Ma non è necessario arrivare agli eccessi dei Tate per capire che il clima è cambiato: basta leggere sui social gli apprezzamenti alla virilità del vicepresidente J.D. Vance, capace di portarsi ovunque la moglie Usha Bala Chilukuri, avvocata di successo che si è licenziata per mostrarsi adorante accanto al marito.
La misoginia emerge con tutta la sua ferocia in Adolescence, la serie Netflix più vista, dove un tredicenne nutrito di odio per le donne uccide a coltellate una coetanea che lo rifiuta. Anche il giovane femminicida è convinto che l'80 per cento delle donne sia attratto dal 20 per cento degli uomini. Agli altri restano scherno. sofferenza, pornografia online. Non mi fanno pena.
Cito la scrittrice canadese Margaret Atwood: «Gli uomini hanno paura delle donne che rideranno di loro. Le donne hanno paura degli uomini che le uccideranno». Filippo Turetta non voleva che Giulia Cecchettin si laureasse, perché temeva che il suo onore venisse sminuito. Non ci sono in Adolescence parole di pietà per la tredicenne uccisa. Protagonista è sempre il maschio rifiutato. È sua la sofferenza che viene studiata, mai quella della vittima.

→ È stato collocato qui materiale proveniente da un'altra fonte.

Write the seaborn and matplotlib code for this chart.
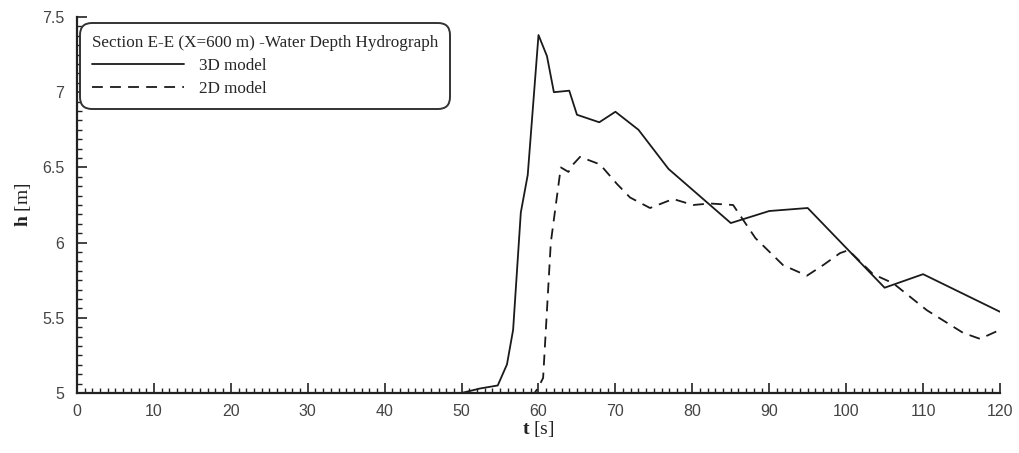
import matplotlib
matplotlib.use("Agg")
import matplotlib.pyplot as plt
from matplotlib.ticker import MultipleLocator, FormatStrFormatter
import seaborn as sns
import numpy as np

# ---- data ----
t_3d = [0, 50, 52.4, 54.7, 55.9, 56.7, 57.7, 58.6, 60.0, 61.1, 62.0, 64.0, 65.0,
        67.9, 70.0, 73.0, 76.9, 85.0, 90.0, 95.0, 105.0, 110.0, 120.0]
h_3d = [5.0, 5.0, 5.03, 5.05, 5.19, 5.42, 6.2, 6.45, 7.38, 7.24, 7.0, 7.01, 6.85,
        6.80, 6.87, 6.75, 6.49, 6.13, 6.21, 6.23, 5.70, 5.79, 5.54]

t_2d = [0, 59.5, 60.0, 60.6, 61.6, 62.9, 63.9, 64.5, 65.4, 68.0, 70.2, 71.9, 74.5,
        77.5, 80.1, 82.3, 85.3, 88.2, 91.8, 94.9, 97.0, 99.2, 100.3, 103.5, 106.1,
        110.5, 115.2, 117.4, 120.0]
h_2d = [5.0, 5.0, 5.04, 5.10, 6.0, 6.50, 6.47, 6.52, 6.57, 6.52, 6.39, 6.30, 6.23,
        6.29, 6.25, 6.26, 6.25, 6.03, 5.85, 5.78, 5.85, 5.93, 5.95, 5.79, 5.73,
        5.55, 5.40, 5.36, 5.42]

series_labels = ["3D model", "2D model"]
legend_title = "Section E-E (X=600 m) -Water Depth Hydrograph"
x_ticks = [0, 10, 20, 30, 40, 50, 60, 70, 80, 90, 100, 110, 120]
y_ticks = [5, 5.5, 6, 6.5, 7, 7.5]

# ---- style ----
sns.set_theme(style="ticks")
plt.rcParams["font.family"] = ["Liberation Sans", "DejaVu Sans"]
plt.rcParams["mathtext.fontset"] = "custom"
plt.rcParams["mathtext.rm"] = "Liberation Serif"
plt.rcParams["mathtext.bf"] = "Liberation Serif:bold"

fig = plt.figure(figsize=(10.2, 4.53), dpi=100)
ax = fig.add_axes([77 / 1020, 1 - 393 / 453, (1000 - 77) / 1020, (393 - 17) / 453])

sns.lineplot(x=t_3d, y=h_3d, ax=ax, color="#1a1a1a", linewidth=1.3,
             estimator=None, sort=False, label=series_labels[0])
sns.lineplot(x=t_2d, y=h_2d, ax=ax, color="#1a1a1a", linewidth=1.3,
             estimator=None, sort=False, label=series_labels[1])
ax.lines[1].set_dashes((6, 4))

ax.set_xlim(0, 120)
ax.set_ylim(5, 7.5)
ax.set_xticks(x_ticks)
ax.set_yticks(y_ticks)
ax.xaxis.set_minor_locator(MultipleLocator(1))
ax.yaxis.set_minor_locator(MultipleLocator(0.0625))
ax.yaxis.set_major_formatter(FormatStrFormatter("%g"))

for s in ["top", "right"]:
    ax.spines[s].set_visible(False)
for s in ["left", "bottom"]:
    ax.spines[s].set_color("#222222")
    ax.spines[s].set_linewidth(1.6)

ax.tick_params(which="major", direction="in", length=7, width=1.2, color="#222222",
               labelsize=11.5, labelcolor="#444444")
ax.tick_params(which="minor", direction="in", length=3.5, width=1.0, color="#222222")
ax.tick_params(axis="y", which="major", pad=9)
ax.tick_params(axis="x", which="major", pad=8)

ax.set_xlabel(r"$\mathbf{t}$ [s]", fontfamily="Liberation Serif", fontsize=14,
              color="#222222", labelpad=0)
ax.set_ylabel(r"$\mathbf{h}$ [m]", fontfamily="Liberation Serif", fontsize=14,
              color="#222222", labelpad=7)

leg = ax.legend(title=legend_title, loc="upper left",
                bbox_to_anchor=(80 / 1020, 1 - 23 / 453),
                bbox_transform=fig.transFigure, borderaxespad=0,
                prop={"family": "Liberation Serif", "size": 12.3},
                title_fontproperties={"family": "Liberation Serif", "size": 12.3},
                alignment="left", handlelength=5.4, handletextpad=0.85,
                fancybox=True, framealpha=1, labelspacing=0.4,
                borderpad=0.7)
frame = leg.get_frame()
frame.set_edgecolor("#333333")
frame.set_linewidth(1.4)
frame.set_boxstyle("round", pad=0, rounding_size=0.7)

fig.savefig("out.png", dpi=100)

Gli influencer della maschiosfera raggiungono anche i più giovani, che imparano velocemente a odiare le femmine. La radicalizzazione è avvenuta durante i lockdown, quando questi ragazzini, chiusi in casa, passavano il tempo su internet e siti pornografici. Tutta la sottocultura rap diffonde il messaggio che le femmine debbano essere oggetti sessuali con pochi diritti.
In ogni caso, senza bisogno di scomodare la maschiosfera, il sessismo è la norma. Quando l’ex presidente del Consiglio Romano Prodi canzona prepotentemente una giornalista per una domanda sul Manifesto di Ventotene, le tira i capelli, poi si giustifica dicendo: «Il gesto che ho compiuto appartiene a una mia gestualità familiare», dimostra quanto sia normale considerare le donne esseri inferiori.
Non solo Prodi, ma quasi tutti gli uomini da sempre esercitano “mansplaining”, quel parlarci sopra, pretendendo di essere detentori della conoscenza e dandoci spiegazioni non necessarie.
La scrittrice americana Rebecca Solnit racconta che, durante una festa, un uomo imponente e molto ricco le si avvicinò dicendo: «Ho sentito dire che ha scritto un paio di libri». E, con lo stesso tono di chi incoraggia una bambina a raccontargli come vanno le lezioni di flauto, le chiese: «Di che cosa parlano?» Poi, senza ascoltarla, cominciò a pontificare su un libro molto importante. Peccato che l’autrice del volume, che il tizio le stava spiegando dopo aver letto solo una recensione, fosse lei: Solnit. Le donne conoscono bene quella presunzione degli uomini che ci riduce al silenzio, facendoci dubitare di noi, mentre rafforza nei maschi un’abnorme fiducia in se stessi.